Grâce à la réalisation de l’Atlas de l’irrigation dans le bassin du Rhône, la thèse montre que l’irrigation progresse durant la deuxième moitié du XXe siècle, non seulement parce que les superficies irriguées ont tendance à augmenter, mais aussi parce que l’irrigation se modernise et devient de plus en plus économe en eau.  Les figures 2a et 2b constituent deux exemples d’expertise géographique proposée dans le cadre de la thèse à des échelles d’analyse différentes.

2. Irrigation et demande en eau: 1970-2000

La figure 2a donne un premier éclairage sur les dynamiques de l’agriculture irriguée durant les trente dernières années du XXe siècle, dynamiques dont l’étude est par ailleurs très largement précisée dans la thèse. De manière générale, les régions où l’irrigation était la plus ancienne et la plus traditionnelle voient les superficies irriguées diminuer. Il s’agit des endroits où les cercles correspondants à la période la plus ancienne (en jaune) sont plus grands que ceux des périodes postérieures et cachent donc l’évolution depuis 1970. Les régions où l’irrigation est la plus récente et la plus moderne sont celles où les superficies irriguées ont augmenté (en rouge foncé).

La figure 2b présente, quant à elle, une estimation des prélèvements en eau de l’irrigation pour les mêmes années, réalisée cette fois-ci à l’échelle des sous-secteurs hydrographiques, unités spatiales élémentaires utilisées le plus couramment par les spécialistes et les gestionnaires de l’eau.
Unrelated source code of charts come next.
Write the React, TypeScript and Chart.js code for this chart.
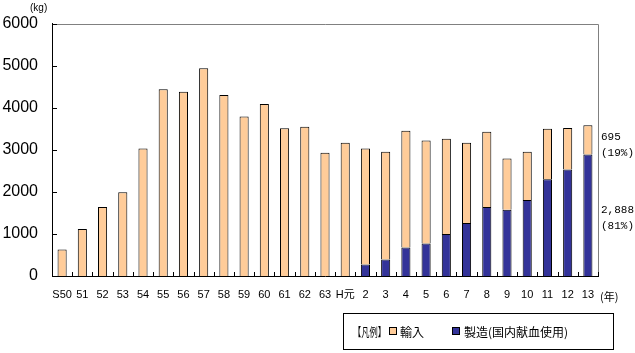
import React, { useEffect, useRef } from "react";
import { Chart, registerables } from "chart.js";

Chart.register(...registerables);

const categories = ["S50","51","52","53","54","55","56","57","58","59","60","61","62","63","H元","2","3","4","5","6","7","8","9","10","11","12","13"];
const manufactured: (number | null)[] = [null,null,null,null,null,null,null,null,null,null,null,null,null,null,null,275,390,680,770,1000,1260,1640,1575,1805,2300,2530,2888];
const imported = [630,1120,1640,1990,3030,4440,4380,4940,4300,3790,4090,3510,3550,2930,3170,2755,2565,2770,2450,2265,1910,1790,1220,1150,1200,990,695];
const yTicks = [0,1000,2000,3000,4000,5000,6000];

const ORANGE = "#FFCC99";
const BLUE = "#333399";

const overlay = {
  id: "overlay",
  afterDraw(chart: any) {
    const ctx = chart.ctx;
    const { left, right, top, bottom } = chart.chartArea;
    const ys = chart.scales.y;
    ctx.save();
    // top & right grey border
    ctx.strokeStyle = "#808080";
    ctx.lineWidth = 1;
    ctx.beginPath();
    ctx.moveTo(left, Math.round(top) + 0.5);
    ctx.lineTo(Math.round(right) + 0.5, Math.round(top) + 0.5);
    ctx.lineTo(Math.round(right) + 0.5, Math.round(bottom));
    ctx.stroke();
    // inner ticks
    ctx.strokeStyle = "#000";
    ctx.beginPath();
    for (const v of yTicks) {
      const y = Math.round(ys.getPixelForValue(v)) + 0.5;
      ctx.moveTo(left, y);
      ctx.lineTo(left + 5, y);
    }
    for (let i = 0; i <= categories.length; i++) {
      const x = Math.round(left + (i * (right - left)) / categories.length) + 0.5;
      ctx.moveTo(x, bottom);
      ctx.lineTo(x, bottom - 4);
    }
    ctx.stroke();
    // units
    ctx.fillStyle = "#000";
    ctx.font = "10px 'Liberation Sans', 'Noto Sans CJK JP'";
    ctx.textAlign = "left";
    ctx.textBaseline = "middle";
    ctx.fillText("(kg)", 30, 8);
    ctx.font = "11px 'Noto Sans CJK JP'";
    ctx.fillText("(年)", 600, 297);
    // annotations
    ctx.font = "11px 'Liberation Mono', 'DejaVu Sans Mono'";
    ctx.fillText("695", 601, 137);
    ctx.fillText("(19%)", 601, 153);
    ctx.fillText("2,888", 601, 210);
    ctx.fillText("(81%)", 601, 226);
    // legend box
    ctx.strokeStyle = "#000";
    ctx.strokeRect(343.5, 313.5, 270, 36);
    ctx.font = "12px 'Noto Sans CJK JP'";
    ctx.fillText("【凡例】", 353, 332, 33);
    ctx.fillStyle = ORANGE;
    ctx.fillRect(389, 327, 8, 8);
    ctx.strokeRect(389.5, 327.5, 7, 7);
    ctx.fillStyle = "#000";
    ctx.fillText("輸入", 400, 332, 24);
    ctx.fillStyle = BLUE;
    ctx.fillRect(452, 327, 8, 8);
    ctx.strokeRect(452.5, 327.5, 7, 7);
    ctx.fillStyle = "#000";
    ctx.fillText("製造(国内献血使用)", 464, 332, 120);
    ctx.restore();
  },
};

export default function App() {
  const ref = useRef<HTMLCanvasElement>(null);
  useEffect(() => {
    const chart = new Chart(ref.current!, {
      type: "bar",
      data: {
        labels: categories,
        datasets: [
          {
            label: "製造(国内献血使用)",
            data: manufactured,
            backgroundColor: BLUE,
            borderColor: "#000",
            borderWidth: 1,
            barPercentage: 0.45,
            categoryPercentage: 1,
          },
          {
            label: "輸入",
            data: imported,
            backgroundColor: ORANGE,
            borderColor: "#000",
            borderWidth: 1,
            barPercentage: 0.45,
            categoryPercentage: 1,
          },
        ],
      },
      options: {
        animation: false,
        responsive: true,
        maintainAspectRatio: false,
        layout: { padding: { left: 0, top: 21, right: 37, bottom: 0 } },
        plugins: { legend: { display: false }, tooltip: { enabled: false } },
        scales: {
          x: {
            stacked: true,
            grid: { display: false, drawTicks: false },
            border: { display: true, color: "#000" },
            ticks: {
              color: "#000",
              font: { family: "'Liberation Sans', 'Noto Sans CJK JP'", size: 11 },
              padding: 12,
              maxRotation: 0,
              autoSkip: false,
            },
            afterFit(s: any) { s.height = 77; },
          },
          y: {
            stacked: true,
            min: 0,
            max: 6000,
            grid: { display: false, drawTicks: false },
            border: { display: true, color: "#000" },
            ticks: {
              stepSize: 1000,
              color: "#000",
              font: { family: "'Liberation Sans'", size: 16 },
              padding: 14,
              callback: (v: any) => String(v),
            },
            afterFit(s: any) { s.width = 52; },
          },
        },
      },
      plugins: [overlay],
    });
    return () => chart.destroy();
  }, []);
  return (
    <div style={{ position: "fixed", left: 0, top: 0, width: 635, height: 353, background: "#fff" }}>
      <canvas ref={ref} />
    </div>
  );
}
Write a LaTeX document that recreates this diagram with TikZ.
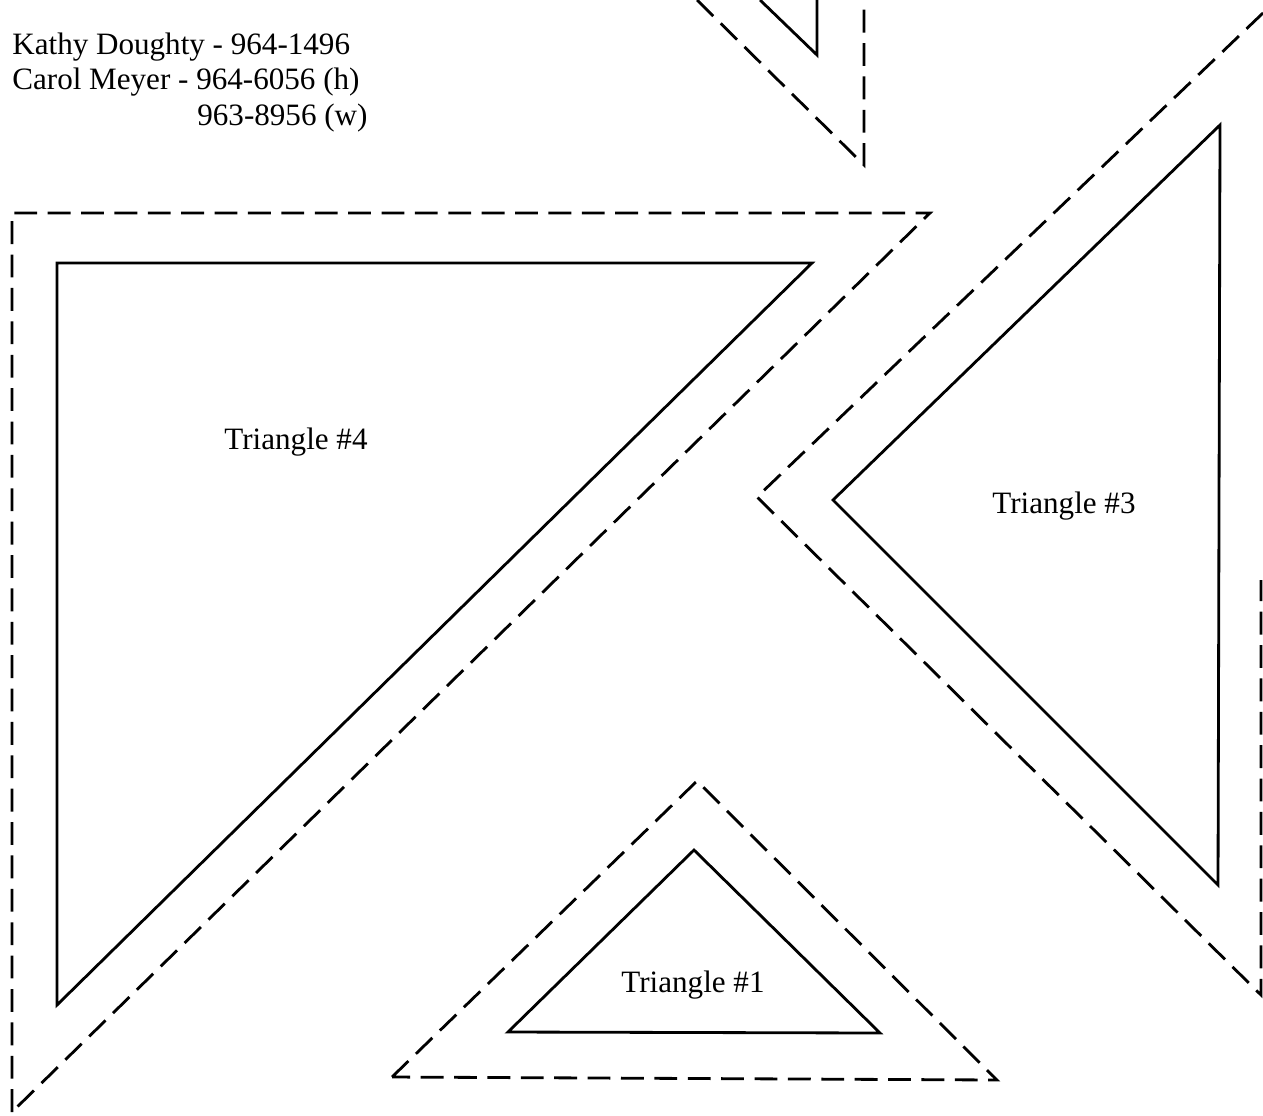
\documentclass[tikz,border=0pt]{standalone}
\usepackage{fontspec}
\setmainfont{Liberation Serif}

\tikzset{
  cutline/.style={line width=1.6pt},
  seamline/.style={line width=1.6pt, dash pattern=on 13pt off 6pt},
  label/.style={font=\fontsize{17.7}{21}\selectfont, inner sep=0pt}
}

\begin{document}
\begin{tikzpicture}[x=0.02cm, y=-0.02cm]

\useasboundingbox (0,0) rectangle (1263,1115);
\clip (0,0) rectangle (1263,1115);

% names and numbers
\node[label, anchor=base west] (kathy) at (12,55) {Kathy Doughty - 964-1496};
\node[label, anchor=base west] (carol) at (12,90) {Carol Meyer - 964-6056 (h)};
\node[label, anchor=base west] (work) at (197,125) {963-8956 (w)};

% top piece (cut off)
\draw[cutline] (760,0) -- (817,55) -- (817,0);
\draw[seamline] (697,0) -- (864,165) -- (864,0);

% triangle 4
\draw[seamline] (12,1112) -- (12,213) -- (930,213) -- cycle;
\draw[cutline] (57,1005) -- (57,263) -- (812,263) -- cycle;
\node[label] (t4) at (296,442) {Triangle \#4};

% triangle 3
\draw[seamline] (1263,13) -- (757,497) -- (1261,995) -- (1261,580);
\draw[cutline] (1220,125) -- (833,500) -- (1218,885) -- cycle;
\node[label] (t3) at (1064,506) {Triangle \#3};

% triangle 1
\draw[seamline] (392,1077) -- (697,781) -- (997,1080) -- cycle;
\draw[cutline] (508,1032) -- (694,850) -- (880,1033) -- cycle;
\node[label] (t1) at (693,985) {Triangle \#1};

\end{tikzpicture}
\end{document}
Si ces prélèvements ont globalement diminué à l’échelle du bassin du Rhône, ils ont pu augmenter localement, notamment dans les régions d’irrigation intensive du centre et du nord du bassin.

Ces cartes sont représentatives de la posture générale adoptée tout au long de cette recherche: l’irrigation est à la fois considérée comme un type particulier d’agriculture et comme un usage de l’eau. Elles montrent bien la nécessité de relativiser les inquiétudes quantitatives sur les ressources en eau, que ce soit dans le temps et/ou dans l’espace. L’irrigation n’est pas toujours responsable d’une surconsommation des ressources en eau dans le bassin du Rhône, du moins pas partout, pas tout le temps…

Dans cette recherche, la carte n’est pas une simple illustration. Certes, elle permet de présenter des résultats sous une forme très efficace, et de répondre ainsi aux attentes des principaux acteurs de l’eau. Mais elle permet surtout d’étayer une réflexion proprement géographique qui repose sur la structuration de l’espace et l’emboîtement des échelles d’analyse.

Référence de la thèse

RICHARD-SCHOTT F. (2010). L’irrigation dans le bassin du Rhône - Gestion de l’information géographique sur les ressources en eau et leurs usages. Lyon: Université Lyon 2, thèse de doctorat de géographie 596 p. + un CD-Rom regroupant le Système d’Information sur le bassin du Rhône, l’Atlas sur l’irrigation dans le bassin du Rhône et un album photo.